Leah
I suppose, though, that after the life Elle has had, it’s fair she’s cynical about love and when we first meet her, as a young girl, all she knows is her parents arguing and her mother drinking. From that point onward, we see Elle’s life, mostly her career it has to be said, as she strives to make it in the publishing industry, from a small independent publisher to a large New York one. The novel jumps about a lot. We see a period of Elle’s life, say 1999, then jumps all the way to 2008 with so much as a by your leave. So the first page set in 2008 makes no sense. It was confusing. It could have done with a better transition. I felt it too just a touch too long to fill in the blanks. It was hart to warm to Elle. Really, really hard. The novel was written in third-person so perhaps if it was told solely from Elle’s point of view it may have been easier, but she was a really cold character.

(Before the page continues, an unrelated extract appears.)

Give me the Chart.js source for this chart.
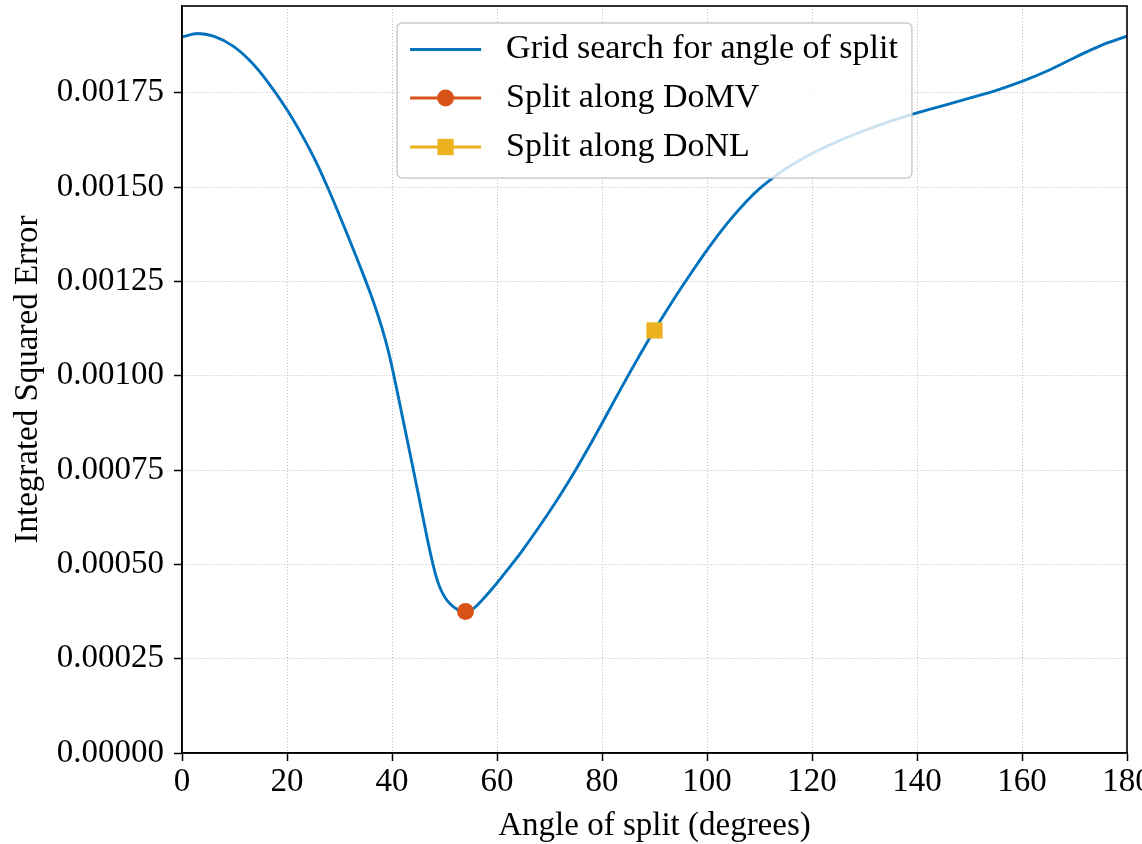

I wanted to like the book, and to be fair, I didn’t hate it. It just doesn’t seem to have made an impression. Harriet is a fabulous writer, I have no doubt, and I did manage to finish the novel, I was just a bit bored. That sounds awful, I know, but we needed to see more of Elle’s life than just that of career-girl-Elle. I know that she was her career, and that was sort of her anchor, but with so many family issues, it just seems as if nothing was resolved. I have quite a great family, probably the best family a person can ask for, so it was weird for me that Elle’s dad treated her the way he did. He was awful. To his daughter. He whinged and moaned about paying for a flight to New York that was subsequently cancelled. I wanted Elle to tell him where to go, very badly. There weren’t many bright lights in Elle’s life, most were really awful back-stabbing people, and the only character who made any sort of impression was Tom. Tom really was a bright light in a sea of darkness, I thought he got more out of Elle than anyone else in the novel, period.
So, yes, that’s how I saw Happily Ever After. I finished it, which is fabulous. But, I wanted more. We constantly told how Elle has grown up, but to me, better clothes and a change of hair colour does not constitute growing up and because we never actually get to see Elle as she does her growing I still think she’s the girl she was when she first started at Bluebird, her first job. It’s something everyone comments on, but it just never really rang true for me. I wanted to love it, and it was OK, don’t get me wrong, but it did not blow me away. Sadly. I’m actually planning to buy Harriet’s new novel Not Without You when it’s released in March because I’ve read a teaser and it sounds good, but Happily Ever After was only OK. It was just a bit too slow for me.